*STORED RECORDS*:

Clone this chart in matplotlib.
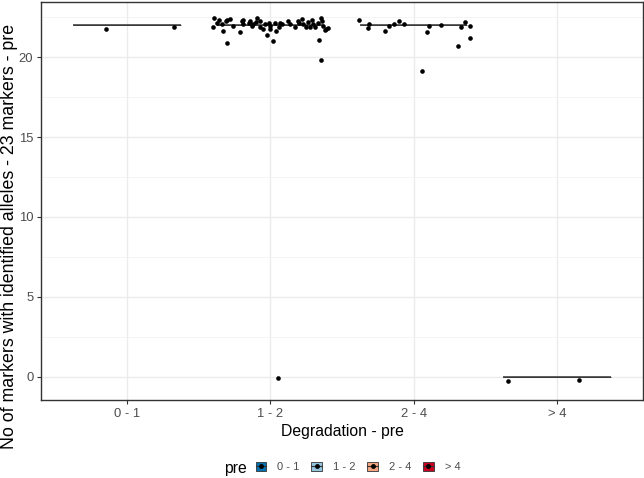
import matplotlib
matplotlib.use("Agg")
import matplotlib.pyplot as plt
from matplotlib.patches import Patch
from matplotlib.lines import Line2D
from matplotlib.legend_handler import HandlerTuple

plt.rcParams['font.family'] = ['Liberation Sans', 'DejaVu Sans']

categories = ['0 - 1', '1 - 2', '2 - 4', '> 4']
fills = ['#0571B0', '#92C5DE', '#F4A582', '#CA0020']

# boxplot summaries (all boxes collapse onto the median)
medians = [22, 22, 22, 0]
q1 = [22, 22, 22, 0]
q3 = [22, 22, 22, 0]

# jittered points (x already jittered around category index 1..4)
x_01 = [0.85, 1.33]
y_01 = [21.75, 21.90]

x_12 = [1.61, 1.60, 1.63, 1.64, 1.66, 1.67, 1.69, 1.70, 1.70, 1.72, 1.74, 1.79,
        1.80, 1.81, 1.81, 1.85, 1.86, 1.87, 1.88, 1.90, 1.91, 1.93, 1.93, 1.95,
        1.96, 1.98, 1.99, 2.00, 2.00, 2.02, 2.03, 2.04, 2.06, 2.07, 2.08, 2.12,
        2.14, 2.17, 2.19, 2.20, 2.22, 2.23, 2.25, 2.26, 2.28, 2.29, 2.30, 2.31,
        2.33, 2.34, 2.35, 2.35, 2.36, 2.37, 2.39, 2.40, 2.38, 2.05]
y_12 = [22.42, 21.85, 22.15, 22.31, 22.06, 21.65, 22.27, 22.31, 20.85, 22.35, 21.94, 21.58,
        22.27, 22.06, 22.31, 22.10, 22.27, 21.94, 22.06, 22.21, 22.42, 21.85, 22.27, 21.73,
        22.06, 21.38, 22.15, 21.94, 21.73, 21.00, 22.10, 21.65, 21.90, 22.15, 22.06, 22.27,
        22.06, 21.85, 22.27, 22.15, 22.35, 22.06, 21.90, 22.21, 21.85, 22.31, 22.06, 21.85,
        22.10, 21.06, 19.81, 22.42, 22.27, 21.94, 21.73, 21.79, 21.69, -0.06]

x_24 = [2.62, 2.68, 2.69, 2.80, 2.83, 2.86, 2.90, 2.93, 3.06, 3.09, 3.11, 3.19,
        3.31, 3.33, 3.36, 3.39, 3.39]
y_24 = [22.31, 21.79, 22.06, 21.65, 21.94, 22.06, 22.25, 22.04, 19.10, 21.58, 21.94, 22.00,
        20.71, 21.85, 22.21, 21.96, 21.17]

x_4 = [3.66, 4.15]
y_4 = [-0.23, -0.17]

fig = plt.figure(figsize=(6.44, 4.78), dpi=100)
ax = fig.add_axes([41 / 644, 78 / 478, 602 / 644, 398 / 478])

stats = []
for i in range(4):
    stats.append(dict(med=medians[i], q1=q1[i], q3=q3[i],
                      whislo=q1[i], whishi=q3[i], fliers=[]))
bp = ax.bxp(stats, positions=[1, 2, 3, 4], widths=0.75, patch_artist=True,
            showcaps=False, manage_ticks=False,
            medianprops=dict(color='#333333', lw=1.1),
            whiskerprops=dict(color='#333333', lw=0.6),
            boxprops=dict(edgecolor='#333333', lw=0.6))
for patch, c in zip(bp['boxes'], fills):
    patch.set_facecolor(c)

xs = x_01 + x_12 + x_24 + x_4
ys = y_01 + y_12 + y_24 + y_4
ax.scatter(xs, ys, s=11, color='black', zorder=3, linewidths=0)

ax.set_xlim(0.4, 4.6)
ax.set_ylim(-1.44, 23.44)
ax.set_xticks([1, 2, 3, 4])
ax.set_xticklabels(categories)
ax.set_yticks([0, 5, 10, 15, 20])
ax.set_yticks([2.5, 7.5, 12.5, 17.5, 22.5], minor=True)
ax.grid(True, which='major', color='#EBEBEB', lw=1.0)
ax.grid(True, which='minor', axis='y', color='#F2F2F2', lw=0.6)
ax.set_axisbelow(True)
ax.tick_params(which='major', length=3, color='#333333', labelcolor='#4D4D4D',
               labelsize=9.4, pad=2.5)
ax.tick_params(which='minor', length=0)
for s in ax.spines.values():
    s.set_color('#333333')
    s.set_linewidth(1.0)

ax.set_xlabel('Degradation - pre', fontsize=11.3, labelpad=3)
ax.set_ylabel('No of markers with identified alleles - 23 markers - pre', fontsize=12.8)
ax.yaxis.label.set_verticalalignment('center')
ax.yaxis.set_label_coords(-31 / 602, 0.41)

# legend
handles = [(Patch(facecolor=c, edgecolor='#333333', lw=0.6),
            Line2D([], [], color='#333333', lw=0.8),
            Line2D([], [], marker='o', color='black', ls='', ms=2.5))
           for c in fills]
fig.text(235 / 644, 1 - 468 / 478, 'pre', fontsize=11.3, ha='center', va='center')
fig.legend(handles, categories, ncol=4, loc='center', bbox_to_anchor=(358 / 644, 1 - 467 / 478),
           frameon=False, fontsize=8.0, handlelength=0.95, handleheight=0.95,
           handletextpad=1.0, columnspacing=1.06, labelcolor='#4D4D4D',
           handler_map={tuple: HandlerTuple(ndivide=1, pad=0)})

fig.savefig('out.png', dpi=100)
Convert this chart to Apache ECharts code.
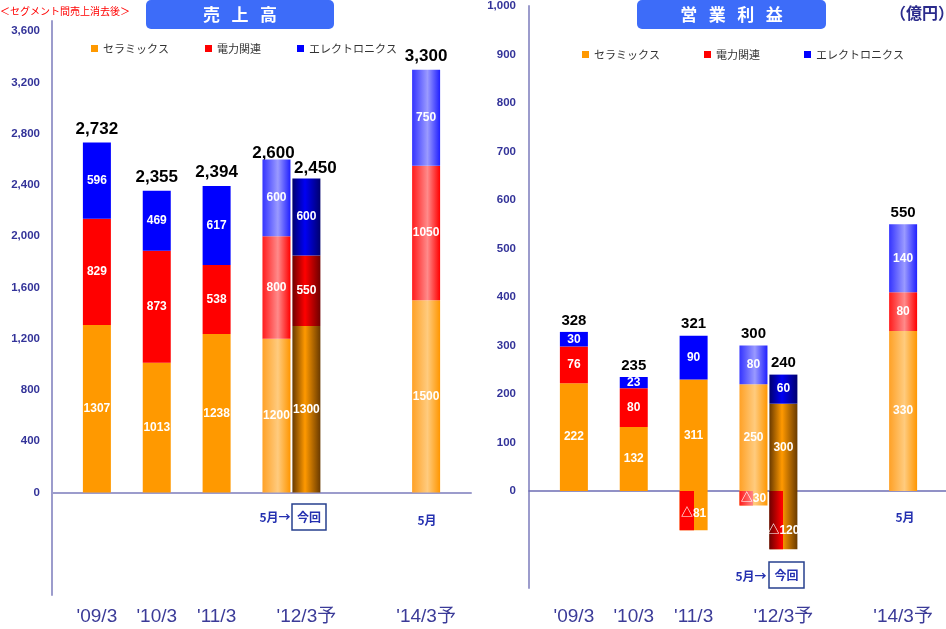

*WHAT THIS TASK INVOLVES*:
Reproduce each line exactly as it appears, omitting the pictures.

*OUTPUT OF THE TASK*:
Clone this chart in matplotlib.
import matplotlib
matplotlib.use("Agg")
import matplotlib.pyplot as plt
from matplotlib.patches import Patch
from matplotlib.lines import Line2D
from matplotlib.legend_handler import HandlerTuple

plt.rcParams['font.family'] = ['Liberation Sans', 'DejaVu Sans']

categories = ['0 - 1', '1 - 2', '2 - 4', '> 4']
fills = ['#0571B0', '#92C5DE', '#F4A582', '#CA0020']

# boxplot summaries (all boxes collapse onto the median)
medians = [22, 22, 22, 0]
q1 = [22, 22, 22, 0]
q3 = [22, 22, 22, 0]

# jittered points (x already jittered around category index 1..4)
x_01 = [0.85, 1.33]
y_01 = [21.75, 21.90]

x_12 = [1.61, 1.60, 1.63, 1.64, 1.66, 1.67, 1.69, 1.70, 1.70, 1.72, 1.74, 1.79,
        1.80, 1.81, 1.81, 1.85, 1.86, 1.87, 1.88, 1.90, 1.91, 1.93, 1.93, 1.95,
        1.96, 1.98, 1.99, 2.00, 2.00, 2.02, 2.03, 2.04, 2.06, 2.07, 2.08, 2.12,
        2.14, 2.17, 2.19, 2.20, 2.22, 2.23, 2.25, 2.26, 2.28, 2.29, 2.30, 2.31,
        2.33, 2.34, 2.35, 2.35, 2.36, 2.37, 2.39, 2.40, 2.38, 2.05]
y_12 = [22.42, 21.85, 22.15, 22.31, 22.06, 21.65, 22.27, 22.31, 20.85, 22.35, 21.94, 21.58,
        22.27, 22.06, 22.31, 22.10, 22.27, 21.94, 22.06, 22.21, 22.42, 21.85, 22.27, 21.73,
        22.06, 21.38, 22.15, 21.94, 21.73, 21.00, 22.10, 21.65, 21.90, 22.15, 22.06, 22.27,
        22.06, 21.85, 22.27, 22.15, 22.35, 22.06, 21.90, 22.21, 21.85, 22.31, 22.06, 21.85,
        22.10, 21.06, 19.81, 22.42, 22.27, 21.94, 21.73, 21.79, 21.69, -0.06]

x_24 = [2.62, 2.68, 2.69, 2.80, 2.83, 2.86, 2.90, 2.93, 3.06, 3.09, 3.11, 3.19,
        3.31, 3.33, 3.36, 3.39, 3.39]
y_24 = [22.31, 21.79, 22.06, 21.65, 21.94, 22.06, 22.25, 22.04, 19.10, 21.58, 21.94, 22.00,
        20.71, 21.85, 22.21, 21.96, 21.17]

x_4 = [3.66, 4.15]
y_4 = [-0.23, -0.17]

fig = plt.figure(figsize=(6.44, 4.78), dpi=100)
ax = fig.add_axes([41 / 644, 78 / 478, 602 / 644, 398 / 478])

stats = []
for i in range(4):
    stats.append(dict(med=medians[i], q1=q1[i], q3=q3[i],
                      whislo=q1[i], whishi=q3[i], fliers=[]))
bp = ax.bxp(stats, positions=[1, 2, 3, 4], widths=0.75, patch_artist=True,
            showcaps=False, manage_ticks=False,
            medianprops=dict(color='#333333', lw=1.1),
            whiskerprops=dict(color='#333333', lw=0.6),
            boxprops=dict(edgecolor='#333333', lw=0.6))
for patch, c in zip(bp['boxes'], fills):
    patch.set_facecolor(c)

xs = x_01 + x_12 + x_24 + x_4
ys = y_01 + y_12 + y_24 + y_4
ax.scatter(xs, ys, s=11, color='black', zorder=3, linewidths=0)

ax.set_xlim(0.4, 4.6)
ax.set_ylim(-1.44, 23.44)
ax.set_xticks([1, 2, 3, 4])
ax.set_xticklabels(categories)
ax.set_yticks([0, 5, 10, 15, 20])
ax.set_yticks([2.5, 7.5, 12.5, 17.5, 22.5], minor=True)
ax.grid(True, which='major', color='#EBEBEB', lw=1.0)
ax.grid(True, which='minor', axis='y', color='#F2F2F2', lw=0.6)
ax.set_axisbelow(True)
ax.tick_params(which='major', length=3, color='#333333', labelcolor='#4D4D4D',
               labelsize=9.4, pad=2.5)
ax.tick_params(which='minor', length=0)
for s in ax.spines.values():
    s.set_color('#333333')
    s.set_linewidth(1.0)

ax.set_xlabel('Degradation - pre', fontsize=11.3, labelpad=3)
ax.set_ylabel('No of markers with identified alleles - 23 markers - pre', fontsize=12.8)
ax.yaxis.label.set_verticalalignment('center')
ax.yaxis.set_label_coords(-31 / 602, 0.41)

# legend
handles = [(Patch(facecolor=c, edgecolor='#333333', lw=0.6),
            Line2D([], [], color='#333333', lw=0.8),
            Line2D([], [], marker='o', color='black', ls='', ms=2.5))
           for c in fills]
fig.text(235 / 644, 1 - 468 / 478, 'pre', fontsize=11.3, ha='center', va='center')
fig.legend(handles, categories, ncol=4, loc='center', bbox_to_anchor=(358 / 644, 1 - 467 / 478),
           frameon=False, fontsize=8.0, handlelength=0.95, handleheight=0.95,
           handletextpad=1.0, columnspacing=1.06, labelcolor='#4D4D4D',
           handler_map={tuple: HandlerTuple(ndivide=1, pad=0)})

fig.savefig('out.png', dpi=100)
Convert this chart to Apache ECharts code.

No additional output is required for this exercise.